Yüce Pîr Hazreti Mevlâna da, “Bize Allah’ın sırrından bahseder misin?” diye sorduklarında, “Allah’ın sırrı insandır” der, “Ben insanı kıyâmete kadar anlatsam yine de bitiremem. İnsan dünyanın sırlarını ihtivâ eden bir kitap gibidir, insan da o kitabın baş yazısı. Ne dediğimi düşün ve bu meseleyi iyi anla.”

“Biz en son yaratıldık ama, Yaratan da bizde yaratıldı” diye buyuran Hasan Dede, selâm üzerine olsun, bir seslenişinde şöyle der:

“Allah’ım! 

Hiçbir renge mahkum etme, Beyt’in olan kalbimi, 

Varlığınla varlıklanan kalpte, böyle azâb istemem. 

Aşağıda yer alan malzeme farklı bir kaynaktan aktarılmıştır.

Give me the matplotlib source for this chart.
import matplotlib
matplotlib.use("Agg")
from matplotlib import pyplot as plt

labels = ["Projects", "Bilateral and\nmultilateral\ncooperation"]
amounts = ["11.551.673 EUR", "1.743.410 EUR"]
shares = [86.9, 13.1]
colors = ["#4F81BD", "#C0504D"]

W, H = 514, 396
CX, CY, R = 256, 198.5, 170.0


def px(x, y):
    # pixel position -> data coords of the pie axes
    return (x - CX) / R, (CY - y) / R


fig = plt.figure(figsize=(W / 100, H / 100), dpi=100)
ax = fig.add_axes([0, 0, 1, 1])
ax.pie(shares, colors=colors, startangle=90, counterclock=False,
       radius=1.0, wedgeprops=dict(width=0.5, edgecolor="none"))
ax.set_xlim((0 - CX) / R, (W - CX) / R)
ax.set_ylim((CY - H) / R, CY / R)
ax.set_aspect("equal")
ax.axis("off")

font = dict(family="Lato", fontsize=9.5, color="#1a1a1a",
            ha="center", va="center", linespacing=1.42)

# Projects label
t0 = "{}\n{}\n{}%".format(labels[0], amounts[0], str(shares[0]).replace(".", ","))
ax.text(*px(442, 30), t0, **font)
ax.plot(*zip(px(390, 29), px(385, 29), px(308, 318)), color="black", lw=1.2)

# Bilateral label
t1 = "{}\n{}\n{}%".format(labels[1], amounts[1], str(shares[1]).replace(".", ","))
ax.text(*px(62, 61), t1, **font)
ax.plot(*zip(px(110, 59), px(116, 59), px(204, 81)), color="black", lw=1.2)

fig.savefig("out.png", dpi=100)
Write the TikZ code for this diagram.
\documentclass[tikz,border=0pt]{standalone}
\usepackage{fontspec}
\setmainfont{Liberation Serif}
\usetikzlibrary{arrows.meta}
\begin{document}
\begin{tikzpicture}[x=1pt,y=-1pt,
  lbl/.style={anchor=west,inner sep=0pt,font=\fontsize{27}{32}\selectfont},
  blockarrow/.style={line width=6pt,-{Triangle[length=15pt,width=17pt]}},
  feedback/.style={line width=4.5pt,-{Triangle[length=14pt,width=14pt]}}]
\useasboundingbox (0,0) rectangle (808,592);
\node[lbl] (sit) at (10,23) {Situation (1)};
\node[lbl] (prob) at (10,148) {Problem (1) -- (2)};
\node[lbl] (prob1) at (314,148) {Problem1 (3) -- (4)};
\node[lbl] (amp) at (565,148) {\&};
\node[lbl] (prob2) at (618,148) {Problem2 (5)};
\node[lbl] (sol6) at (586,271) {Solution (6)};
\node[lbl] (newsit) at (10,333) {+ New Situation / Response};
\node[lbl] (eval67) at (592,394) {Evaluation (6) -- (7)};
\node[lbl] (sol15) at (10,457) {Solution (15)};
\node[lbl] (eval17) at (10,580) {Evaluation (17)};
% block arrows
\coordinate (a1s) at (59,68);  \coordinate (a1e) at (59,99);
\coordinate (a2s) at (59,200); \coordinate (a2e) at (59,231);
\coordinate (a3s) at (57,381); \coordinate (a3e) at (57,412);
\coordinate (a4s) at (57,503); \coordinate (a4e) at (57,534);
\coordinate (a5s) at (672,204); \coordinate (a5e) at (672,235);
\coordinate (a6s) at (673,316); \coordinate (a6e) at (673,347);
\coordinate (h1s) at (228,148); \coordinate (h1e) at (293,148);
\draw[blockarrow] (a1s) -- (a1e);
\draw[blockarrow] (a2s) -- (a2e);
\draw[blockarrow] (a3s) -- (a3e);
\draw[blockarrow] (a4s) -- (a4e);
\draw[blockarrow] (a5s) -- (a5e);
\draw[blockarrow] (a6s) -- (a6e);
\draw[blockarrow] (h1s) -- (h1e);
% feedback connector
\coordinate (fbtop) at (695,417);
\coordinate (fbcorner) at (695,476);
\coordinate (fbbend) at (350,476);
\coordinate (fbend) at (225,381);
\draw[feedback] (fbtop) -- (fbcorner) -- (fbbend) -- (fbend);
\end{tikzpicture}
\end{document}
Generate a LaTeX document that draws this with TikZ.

Her dem aşıklar olmalı, varlığın ile aşkın, 

Gaflet ehlini aldatan, sahrâ serâb istemem. 

Sevgili Allah’ım! 

Dünyayı, ukbâyı atıp, Zât’ına müptelâ kıl beni, 

Hesabım burada görülsün, orada hesap istemem. 

Ateşten gömlek giydirdin, nice yıllar eynime, 

Bundan böyle nurdan gayri, başka giysi istemem. 

Sevgili Allah’ım! 

Eşya görünen Hakk imiş, bunu bilmez binde biri, 

Bu sırrı açan Mürşid-i Kâmil’den, başka Kitab istemem…”

Yunus Emre’ye sormuşlar, “Ey Yunus, sen bu âleme niye geldin?”; demiş, “Hakk’ı zikretmek için…”

Sultan Veled Hazretleri de, “Harf ne kadar çeşitliyse de, hepsinde mevcûd olan Hûda’dır” buyurur.

Bakın yine ne güzel söyler yüce Pîr Mevlâna… 

“Allah’ı isteyenler kendinize geliniz, istemeye hâcet niye? İstediğiniz zâten sizsiniz, siz… Sizden bir şey kaybolmadı ki, neden arıyorsunuz? Sizden başka kimse yok ki, nerede neyi arıyorsunuz? Evde oturun, kapı kapı dolaşmayın artık. Zîrâ, ev de evsahibi de sizsiniz. Siz zât’sınız, sıfatsınız; bazen gök, bazen yersiniz. Bilin ki, ‘O’ sizsiniz. Kötülüklerden arındırılmış durumdasınız. Siz harfsiniz, harflersiniz. Allah’ın kelâmı, kitabı, melekleri ve peygamberlerisiniz…”

Eğer ‘İnsan’ olmak dilersen; ciğere gitmeye yol arayan sirkene, ’Şekerle karış da sirkencibin ol’ de!..

Kasîde:

“Eğer bir ân için olsun hevâ ve hevesini, şehevî arzularını bırakır, uygunsuz hâllerden vazgeçersen; peygamberlerin, velîlerin gördüğünü görürsün. 

Kendine tapmaz, kendini hâşâ Allah bilmezsen gerçekten kul olursan Mûtezîle’nin inkâr etmesine rağmen Allah’ı görürsün. 

Eğer tam bir rind isen, ahmaklardan kaç, gözünü zevâlsiz nura, Allah’a doğru aç! 

İnsanların ayıplarını söyleme, gaybı bilene bak! Bilgisizlik dilini kes! Artık hileye, onu bunu aldatmaya kalkma! 

Gözyaşlarınla abdest al! Sadece seninle bağlı olarak değil candan yalvarıp yakararak namaz kıl! Ezelî şarapla kendinden geç, mest ol, harâb ol! 

Gönül; Tûr dağına çık da ‘Allah’ım bana görün’ diye nârâ at! Nefs kâfirinin boynunu vur! Hazreti Ali gibi savaş! 

Tebrizli Şems’ten mânâ şekerinin dükkânını iste! Fakat sen nefse uymuşsun, sirke satan biri olmuşsun. Nasıl mânâ balına lâyık olacaksın?”